If you want to write a note about it so everyone else knows, that’s fine. Call us after the call.”

Knowing that was all he was going to say, I moved on to another question. That day, Qwest’s trading volume surged to seven times the previous day’s level. The sell-off continued the next day, with Qwest falling another 95 cents.

Julia and Ido told me afterward that they were amazed. Yes, I had had some rough Q&As over the years, but it had never gone this far. At first, I was embarrassed and thought those listening to the call would think I’d been unprofessional. But it turned out to be the opposite. Even people who didn’t know about the downgrade suddenly knew that one of Qwest’s major supporters was challenging Nacchio, and they applauded the move.

I thought back to Simon Flannery’s report.
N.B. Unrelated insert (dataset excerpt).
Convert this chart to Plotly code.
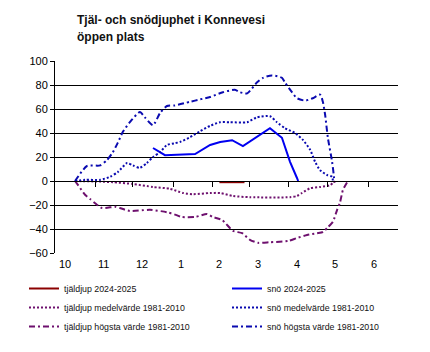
import plotly.graph_objects as go

# Month axis: index 0 = "10" (Oct) ... 8 = "6" (Jun)
month_pos = [0, 1, 2, 3, 4, 5, 6, 7, 8]
month_labels = ["10", "11", "12", "1", "2", "3", "4", "5", "6"]
tick_marks = [0.8, 1.76, 2.8, 3.83, 4.77, 5.8, 6.81, 7.85]

title_lines = ["Tjäl- och snödjuphet i Konnevesi", "öppen plats"]

# tjäldjup 2024-2025
frost_now_x = [4.0, 4.65]
frost_now_y = [-1, -1]

# snö 2024-2025
snow_now_x = [2.28, 2.46, 2.59, 3.37, 3.76, 4.02, 4.33, 4.61, 4.97, 5.31, 5.62, 5.83, 6.01, 6.04]
snow_now_y = [27.5, 24, 21.5, 22.5, 30, 32.5, 34, 29, 36.5, 44, 36, 16, 2.5, 0]

# tjäldjup medelvärde 1981-2010
frost_mean_x = [0.26, 0.91, 1.24, 1.76, 2.28, 2.72, 3.06, 3.32, 3.76, 4.02, 4.35, 4.79, 5.83, 6.01, 6.14, 6.35, 6.61, 6.87, 6.94, 7.02]
frost_mean_y = [0, -0.5, -1, -2.5, -5, -6.5, -10, -11, -10, -10, -12.5, -13.5, -13.5, -12.5, -10, -6, -5, -3.5, -1.5, 0]

# snö medelvärde 1981-2010
snow_mean_x = [0.26, 0.52, 0.91, 1.17, 1.37, 1.61, 1.76, 1.94, 2.12, 2.28, 2.46, 2.64, 2.85, 2.98, 3.24, 3.5, 3.76, 4.02, 4.27, 4.72, 4.97, 5.31, 5.49, 5.7, 5.96, 6.17, 6.35, 6.48, 6.61, 6.79, 6.92, 6.94]
snow_mean_y = [0, 1, 1, 3.5, 7.5, 15, 13, 11, 15, 20, 24, 30, 31.5, 32.5, 36.5, 41.5, 46, 49, 49, 49, 53, 54, 49, 44, 40, 34, 26, 16, 9, 5, 3.5, 0]

# tjäldjup högsta värde 1981-2010
frost_max_x = [0.26, 0.34, 0.52, 0.65, 0.78, 0.96, 1.3, 1.42, 1.68, 2.2, 2.64, 2.85, 3.03, 3.37, 3.68, 3.83, 4.07, 4.35, 4.59, 4.79, 5.0, 5.31, 5.78, 6.01, 6.27, 6.53, 6.68, 6.81, 6.94, 7.05, 7.12, 7.2, 7.31, 7.33]
frost_max_y = [0, -3.5, -11.5, -15, -18.5, -22.5, -21.5, -22.5, -25, -24, -26, -28, -30, -30, -27.5, -30, -32.5, -41.5, -43.5, -49, -51.5, -51, -50, -47.5, -45, -43.5, -42.5, -38.5, -34, -24, -18.5, -7.5, -1, 0]

# snö högsta värde 1981-2010
snow_max_x = [0.26, 0.57, 0.91, 1.09, 1.24, 1.37, 1.5, 1.68, 1.94, 2.07, 2.28, 2.46, 2.64, 2.85, 3.24, 3.5, 3.76, 4.09, 4.4, 4.53, 4.72, 4.97, 5.13, 5.36, 5.62, 5.7, 5.88, 6.01, 6.22, 6.42, 6.61, 6.68, 6.74, 6.81, 6.92, 6.97, 6.97]
snow_max_y = [0, 12.5, 13, 17.5, 24, 32, 41, 49, 57.5, 53, 46.5, 56.5, 62.5, 63, 66, 68, 70, 74, 76, 74, 73, 82, 86, 88, 86, 82, 74, 69, 67, 69, 72, 66, 55, 36, 16, 2.5, 0]

PURPLE = "#6E106E"
BLUE = "#0000F0"
NAVY = "#0A0AB0"
DARKRED = "#8B0000"
DOT = "2px,2px"
DASHDOT = "6px,3px,2px,3px"

fig = go.Figure()
fig.add_trace(go.Scatter(x=frost_now_x, y=frost_now_y, mode="lines", name="tjäldjup 2024-2025",
                         legend="legend", legendgroup="a",
                         line=dict(color=DARKRED, width=2)))
fig.add_trace(go.Scatter(x=frost_mean_x, y=frost_mean_y, mode="lines", name="tjäldjup medelvärde 1981-2010",
                         legend="legend", legendgroup="b",
                         line=dict(color=PURPLE, width=2, dash=DOT, shape="spline", smoothing=0.6)))
fig.add_trace(go.Scatter(x=frost_max_x, y=frost_max_y, mode="lines", name="tjäldjup högsta värde 1981-2010",
                         legend="legend", legendgroup="c",
                         line=dict(color=PURPLE, width=2, dash=DASHDOT, shape="spline", smoothing=0.6)))
fig.add_trace(go.Scatter(x=snow_now_x, y=snow_now_y, mode="lines", name="snö 2024-2025",
                         legend="legend2", legendgroup="d",
                         line=dict(color=BLUE, width=2)))
fig.add_trace(go.Scatter(x=snow_mean_x, y=snow_mean_y, mode="lines", name="snö medelvärde 1981-2010",
                         legend="legend2", legendgroup="e",
                         line=dict(color=NAVY, width=2, dash=DOT, shape="spline", smoothing=0.6)))
fig.add_trace(go.Scatter(x=snow_max_x, y=snow_max_y, mode="lines", name="snö högsta värde 1981-2010",
                         legend="legend2", legendgroup="f",
                         line=dict(color=NAVY, width=2, dash=DASHDOT, shape="spline", smoothing=0.6)))

xr = [-0.259, 8.627]
leg_common = dict(orientation="v", xref="container", yref="container", xanchor="left",
                  yanchor="top", tracegroupgap=1, font=dict(size=8.8, color="#111111"),
                  bgcolor="rgba(0,0,0,0)", traceorder="normal")

annotations = [
    dict(text="<b>%s</b>" % title_lines[0], xref="paper", yref="paper", x=(75-55)/343, y=1+(61-19.5)/192,
         xanchor="left", yanchor="middle", showarrow=False, font=dict(size=12, color="#111111")),
    dict(text="<b>%s</b>" % title_lines[1], xref="paper", yref="paper", x=(75-55)/343, y=1+(61-37)/192,
         xanchor="left", yanchor="middle", showarrow=False, font=dict(size=12, color="#111111")),
]
for pos, lab in zip(month_pos, month_labels):
    annotations.append(dict(text=lab, xref="x", yref="paper", x=pos, y=-(264-253)/192,
                            xanchor="center", yanchor="middle", showarrow=False,
                            font=dict(size=11, color="#000000")))

fig.update_layout(
    width=430, height=352,
    margin=dict(l=55, r=32, t=61, b=99, autoexpand=False),
    paper_bgcolor="white", plot_bgcolor="white",
    font=dict(family="Liberation Sans, Arial, sans-serif", color="#000000"),
    xaxis=dict(range=xr, anchor="free", position=0.375, showline=True, linecolor="black", linewidth=1,
               ticks="outside", ticklen=5, tickcolor="black", tickvals=tick_marks,
               showticklabels=False, showgrid=False, zeroline=False),
    yaxis=dict(range=[-60, 100], dtick=20, tick0=0, showgrid=True, gridcolor="black", gridwidth=1,
               showline=True, linecolor="black", linewidth=1, ticks="outside", ticklen=4,
               tickcolor="black", zeroline=False, tickfont=dict(size=11, color="#000000")),
    legend=dict(x=24/430, y=1-274/352, **leg_common),
    legend2=dict(x=227/430, y=1-274/352, **leg_common),
    showlegend=True,
    annotations=annotations,
)

fig.write_html("out.html")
His accounting points had been a bit off, but his instincts about revenue shortfalls had been spot-on. Qwest’s revenues and revenue growth rate, just as we later learned about so many other telecom companies, were inflated by swaps and one-time equipment sales that, in reality, were nothing other than schemes to cover up revenue shortfalls. Qwest was playing fast and loose with the accounting rules and inflating its revenues and cash flow in ways that were misleading and unsustainable.

The next day, I got a call from the senior CSFB banker handling Qwest. He said he’d been speaking to someone at Qwest who had been in the room with Joe Nacchio during the conference call, and he related what he thought was a pretty funny behind-the-scenes story. During the conference call, when I asked them what they were hiding, one of the executives in the room reportedly whispered (with the microphones on mute, of course), “What an asshole!”